WandaVision
I mean, duh.
You’ve been hearing about this one, I’ll bet. This piece from Vox analyzes what has made the show such a phenom and if you’re already hooked and want to switch to analysis mode, that’s where I would go. If you’re new and want to know what the show is all about, the 9 episodes are about 20 minutes long streaming on Disney+ so the best thing you can do for yourself is to order some Chinese takeout, grab a box of tissues, and settle in. It’s the first of a lot of new Marvel content coming in the next two years and a haunting meditation on grief and isolation! Check it out here.
Don’t watch if: you don’t like superhero content or haunting meditations on grief.
Ides of March
They’re coming, after all.
As previously stated in my review of the tv show Scandal, old political thrillers hit differently now but that can make for a nice perspective shift. Ides of March is a 2011 film starring George Clooney, Evan Rachel Wood, and Ryan Gosling (as well as many other fine actors you’ll recognize). It’s a bit of a relic of an earlier time where we felt comfortable indulging in fantasies of dark political hijinks and the honorable men and women who try to reform a bad system. Maybe if we watch enough of these again real politics will become more boring? Watch it here.
Don’t watch if: the first season of House of Cards or Scandal was too much for you or seeing Ryan Gosling will trigger too much yearning.
Hannibal
Because Clarice is not good!
If you listen to as many podcasts as I do, you’ve been bombarded with ads for the new CBS drama Clarice, which takes place a year after the events of Silence of the Lambs. Let me save you some trouble and inform you that Clarice is not good. I suffered through three episodes so you didn’t have to, dear reader. Hannibal, however, is extremely good. Hannibal is a Bryan Fuller show that ran for three seasons from 2013 to 2015 on NBC. It is a prequel to Silence of the Lambs and tells the story of Hannibal and Will Graham before anyone knew what that wily cannibal was up to. It is one of the best shows I’ve ever seen, taking huge swings every episode and consistently hitting the proverbial home run. Network television has seldom been so good. This review by The New Yorker’s Emily Nussbaum will knock your socks off (and helped win her a Pulitzer). Watch it here.
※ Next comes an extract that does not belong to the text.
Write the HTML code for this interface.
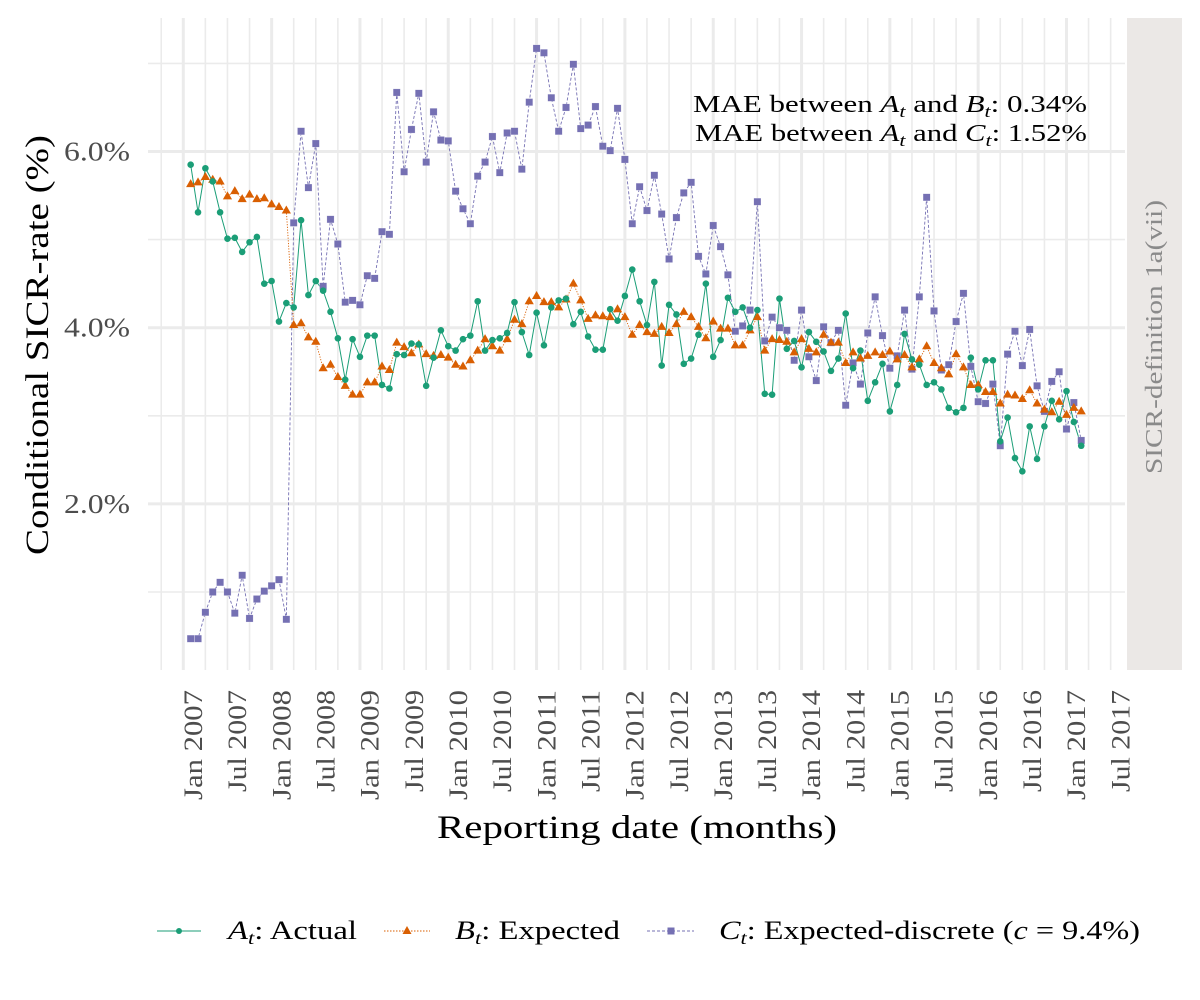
<!DOCTYPE html>
<html><head><meta charset="utf-8">
<style>
html,body{margin:0;padding:0;background:#fff;}
svg{display:block;font-family:"Liberation Serif",serif;}
</style></head>
<body>
<svg id="chart" width="1200" height="1000" viewBox="0 0 1200 1000">
  <rect x="0" y="0" width="1200" height="1000" fill="#fff"/>
  <g id="grid"></g>
  <rect x="1127" y="18" width="55" height="652" fill="#ebe8e6"/>
  <text transform="translate(1162,337) rotate(-90)" text-anchor="middle" font-size="24" fill="#8a8a8a" textLength="274" lengthAdjust="spacingAndGlyphs">SICR-definition 1a(vii)</text>
  <g id="series"></g>
  <g id="yticks"></g>
  <g id="xticks"></g>
  <text transform="translate(48,345) rotate(-90)" text-anchor="middle" font-size="33" fill="#000" textLength="420" lengthAdjust="spacingAndGlyphs">Conditional SICR-rate (%)</text>
  <text x="637" y="838" text-anchor="middle" font-size="33" fill="#000" textLength="400" lengthAdjust="spacingAndGlyphs">Reporting date (months)</text>
  <g>
    <text x="693" y="112" font-size="24" fill="#000" textLength="394" lengthAdjust="spacingAndGlyphs">MAE between <tspan font-style="italic">A</tspan><tspan font-style="italic" font-size="17" dy="5">t</tspan><tspan dy="-5"> and </tspan><tspan font-style="italic">B</tspan><tspan font-style="italic" font-size="17" dy="5">t</tspan><tspan dy="-5">: 0.34%</tspan></text>
    <text x="695" y="141" font-size="24" fill="#000" textLength="392" lengthAdjust="spacingAndGlyphs">MAE between <tspan font-style="italic">A</tspan><tspan font-style="italic" font-size="17" dy="5">t</tspan><tspan dy="-5"> and </tspan><tspan font-style="italic">C</tspan><tspan font-style="italic" font-size="17" dy="5">t</tspan><tspan dy="-5">: 1.52%</tspan></text>
  </g>
  <g>
    <g>
      <line x1="157" y1="931" x2="201" y2="931" stroke="#1b9e77" stroke-width="1"/>
      <circle cx="179" cy="931" r="3" fill="#1b9e77"/>
      <text x="228" y="939" font-size="26" fill="#000" textLength="129" lengthAdjust="spacingAndGlyphs"><tspan font-style="italic">A</tspan><tspan font-style="italic" font-size="18" dy="5">t</tspan><tspan dy="-5">: Actual</tspan></text>
    </g>
    <g>
      <line x1="384" y1="931" x2="430" y2="931" stroke="#d95f02" stroke-width="1" stroke-dasharray="1.5,1.5"/>
      <path d="M407,926 L411.5,934 L402.5,934 Z" fill="#d95f02"/>
      <text x="455" y="939" font-size="26" fill="#000" textLength="165" lengthAdjust="spacingAndGlyphs"><tspan font-style="italic">B</tspan><tspan font-style="italic" font-size="18" dy="5">t</tspan><tspan dy="-5">: Expected</tspan></text>
    </g>
    <g>
      <line x1="647" y1="931" x2="694" y2="931" stroke="#7570b3" stroke-width="1" stroke-dasharray="3,2"/>
      <rect x="667.5" y="927.5" width="7" height="7" fill="#7570b3"/>
      <text x="719" y="939" font-size="26" fill="#000" textLength="421" lengthAdjust="spacingAndGlyphs"><tspan font-style="italic">C</tspan><tspan font-style="italic" font-size="18" dy="5">t</tspan><tspan dy="-5">: Expected-discrete (</tspan><tspan font-style="italic">c</tspan><tspan> = 9.4%)</tspan></text>
    </g>
  </g>
</svg>
<script>
// ---- data ----
const startYear = 2007;
const firstMonthIndex = 1; // Feb 2007 (months since Jan 2007)
const actual = [5.85,5.31,5.81,5.66,5.31,5.01,5.02,4.86,4.97,5.03,4.50,4.53,4.07,4.28,4.23,5.22,4.37,4.53,4.42,4.18,3.88,3.41,3.87,3.67,3.91,3.91,3.35,3.31,3.70,3.69,3.82,3.81,3.34,3.66,3.97,3.79,3.74,3.87,3.91,4.30,3.74,3.86,3.88,3.94,4.29,3.95,3.69,4.17,3.80,4.23,4.31,4.33,4.04,4.18,3.90,3.75,3.75,4.21,4.08,4.36,4.66,4.30,4.03,4.52,3.57,4.26,4.15,3.59,3.65,3.92,4.50,3.67,3.86,4.34,4.18,4.23,4.00,4.20,3.25,3.24,4.33,3.76,3.85,3.55,3.95,3.84,3.73,3.51,3.65,4.16,3.54,3.74,3.17,3.38,3.59,3.05,3.35,3.93,3.64,3.58,3.35,3.38,3.30,3.09,3.04,3.09,3.66,3.30,3.63,3.63,2.71,2.98,2.52,2.37,2.88,2.51,2.88,3.17,2.96,3.28,2.93,2.66];
const expected = [5.63,5.65,5.71,5.68,5.66,5.49,5.55,5.46,5.51,5.46,5.47,5.40,5.37,5.33,4.03,4.05,3.89,3.84,3.54,3.58,3.44,3.34,3.24,3.24,3.38,3.38,3.56,3.52,3.83,3.78,3.71,3.81,3.70,3.68,3.69,3.66,3.58,3.56,3.63,3.74,3.87,3.79,3.74,3.87,4.09,4.04,4.30,4.36,4.29,4.29,4.23,4.32,4.50,4.31,4.10,4.14,4.13,4.12,4.21,4.12,3.92,4.03,3.95,3.93,4.01,3.94,4.04,4.18,4.12,4.01,3.88,4.07,3.99,3.99,3.80,3.80,3.97,4.12,3.74,3.87,3.86,3.84,3.72,3.87,3.76,3.72,3.92,3.83,3.83,3.60,3.72,3.65,3.68,3.72,3.69,3.73,3.64,3.69,3.55,3.64,3.79,3.60,3.54,3.47,3.70,3.55,3.35,3.35,3.27,3.27,3.14,3.24,3.23,3.19,3.29,3.14,3.07,3.04,3.16,3.01,3.09,3.05];
const discrete = [0.47,0.47,0.77,1.00,1.11,1.00,0.76,1.19,0.70,0.92,1.01,1.07,1.14,0.69,5.19,6.23,5.59,6.09,4.47,5.23,4.95,4.29,4.31,4.26,4.59,4.56,5.09,5.06,6.67,5.77,6.25,6.66,5.88,6.45,6.13,6.12,5.55,5.35,5.18,5.72,5.88,6.17,5.76,6.21,6.23,5.80,6.56,7.17,7.12,6.61,6.23,6.50,6.99,6.26,6.30,6.51,6.06,6.01,6.49,5.91,5.18,5.60,5.33,5.73,5.29,4.78,5.25,5.53,5.65,4.81,4.61,5.16,4.92,4.60,3.96,4.02,4.20,5.43,3.85,4.12,4.00,3.97,3.63,4.20,3.67,3.40,4.01,3.83,3.97,3.12,3.60,3.36,3.94,4.35,3.91,3.54,3.68,4.20,3.53,4.35,5.48,4.19,3.52,3.58,4.07,4.39,3.56,3.16,3.14,3.36,2.66,3.70,3.96,3.57,3.98,3.34,3.05,3.39,3.50,2.85,3.15,2.72];
const yTickValues = [2, 4, 6];
const yTickLabels = ["2.0%", "4.0%", "6.0%"];
const monthNames = ["Jan","Jul"];

// ---- scales ----
const PX_PER_MONTH = 7.36, X0 = 183.3;
function xScale(m){ return X0 + PX_PER_MONTH * m; }
function yScale(v){ return 327.7 - (v - 4) * 88.1; }
const NS = "http://www.w3.org/2000/svg";
function mk(tag, attrs, parent){ const e = document.createElementNS(NS, tag); for (const k in attrs) e.setAttribute(k, attrs[k]); parent.appendChild(e); return e; }

const L = 148, R = 1125, T = 18, B = 670;
const grid = document.getElementById('grid');
for (let v = 1; v <= 7; v += 1) {
  const y = yScale(v);
  const gl = mk('line', {x1:L, x2:R, y1:y, y2:y, stroke:'#ebebeb', 'stroke-width': (v % 2 === 0) ? 3 : 1.6}, grid);
  
  
}
for (let m = -3; m <= 126; m += 3) {
  const x = xScale(m);
  if (x < L || x > R) continue;
  const gl = mk('line', {x1:x, x2:x, y1:T, y2:B, stroke:'#ebebeb', 'stroke-width': (m % 12 === 0) ? 3 : 1.6}, grid);
  
  
}

const yt = document.getElementById('yticks');
yTickValues.forEach((v, i) => {
  const t = mk('text', {x:130, y:yScale(v) + 9, 'text-anchor':'end', 'font-size':27, fill:'#4d4d4d', textLength:66, lengthAdjust:'spacingAndGlyphs'}, yt);
  t.textContent = yTickLabels[i];
  
  
});

const xt = document.getElementById('xticks');
for (let m = 0; m <= 126; m += 6) {
  const label = monthNames[(m % 12) / 6] + " " + (startYear + Math.floor(m / 12));
  const cx = xScale(m) + 9.7;
  const len = label.startsWith("Jan") ? 110 : 102;
  const t = mk('text', {transform:`translate(${cx + 9},690) rotate(-90)`, 'text-anchor':'end', 'font-size':26, fill:'#4d4d4d', textLength:len, lengthAdjust:'spacingAndGlyphs'}, xt);
  t.textContent = label;
  
  
}

const sg = document.getElementById('series');
function linePath(vals){ return vals.map((v,i)=> (i?'L':'M') + xScale(firstMonthIndex+i).toFixed(2) + ',' + yScale(v).toFixed(2)).join(' '); }

const pc = mk('path', {d: linePath(discrete), fill:'none', stroke:'#7570b3', 'stroke-width':0.9, 'stroke-dasharray':'3,2'}, sg);


const pb = mk('path', {d: linePath(expected), fill:'none', stroke:'#d95f02', 'stroke-width':0.9, 'stroke-dasharray':'1.2,1.5'}, sg);


const pa = mk('path', {d: linePath(actual), fill:'none', stroke:'#1b9e77', 'stroke-width':1}, sg);



discrete.forEach((v,i) => {
  const x = xScale(firstMonthIndex+i), y = yScale(v);
  const r = mk('rect', {x:x-3.6, y:y-3.6, width:7.2, height:7.2, fill:'#7570b3', stroke:'#fff', 'stroke-width':0.4, 'stroke-opacity':0.6}, sg);
  
  
});
expected.forEach((v,i) => {
  const x = xScale(firstMonthIndex+i), y = yScale(v);
  const p = mk('path', {d:`M${x},${y-5} L${x+4.6},${y+3} L${x-4.6},${y+3} Z`, fill:'#d95f02'}, sg);
  
  
});
actual.forEach((v,i) => {
  const x = xScale(firstMonthIndex+i), y = yScale(v);
  const c = mk('circle', {cx:x, cy:y, r:3.3, fill:'#1b9e77'}, sg);
  
  
});
</script>
</body></html>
Do not watch if: you don’t have a strong tolerance for gore and violence. This is not a show for everyone. The violence and gore are often poetic and beautiful, but unless you’re willing to sit through a scene where a man is fed his own legs (exquisitely prepared of course), this is not your show.
Dickinson
A lot about bees.
Did you ever imagine to yourself while reading an Emily Dickinson poem in high school how absurdly weird she must have been to know? Most of us have a few Emily snippets rattling around in our heads that slip out into our prose without our consent (ok maybe just me?) but if you really dig into her work beyond the oft-quoted it’s deeply weird and wonderful and goth and imagining her as a teenager up in her room scribbling about death and bees is exactly the kind of content I am here for. Most Dickinson biopics concentrate on her solitude and seriousness but Dickinson finds the key to understanding her in her humor. The show stars Hailee Steinfeld as a teenage Emily and everyone in the show speaks in pseudo-2021 parlance (“Let’s get this party commenced!”). It incorporates magical realism (Wiz Khalifa showing up as Death in episode one) and features gut-busting cameos from actors like John Mulaney (as Thoreau) and Zosia Mamet (as Louisa May Alcott omg). It just wrapped its second season on AppleTV+ and is pretty perfect! Watch it here.
Don’t watch if: you don’t like Emily Dickinson I guess? Honestly, this might make you like Emily Dickinson so maybe ignore that. There are a lot of literary in-jokes in this series that might annoy you if you aren’t a reader, though.
Miss Scarlet and the Duke
It’s cozy British mystery time.
I’ve been a bit hard on you all with my inaugural Friday recommendations newsletter. These are all good but they’re none of them exactly cozy fun watches. So my final gift to you is Miss Scarlet and the Duke, a show so harmless and cozy it is guaranteed to make you forget your troubles and think only of the flirty banter between a spunky adorable female detective and a grizzled sarcastic male detective in Victorian London. I have my own issues with Masterpiece pushing their content further and further into the twee realm of tea cozies and very clean Victorians and winsome Scottish veterinarians but also who am I to talk?! I watched this show and I enjoyed it! I’ve been told that is actually a sufficient and totally fine reaction to a piece of media! Is it going to shake the heavens with its acting or dialogue or costume design? No! But it is cozy and that’s absolutely fine right now. Watch it here.
Don’t watch if: you don’t like cozy British mysteries or Victorian detective melodrama, in which case where is your heart you bastard?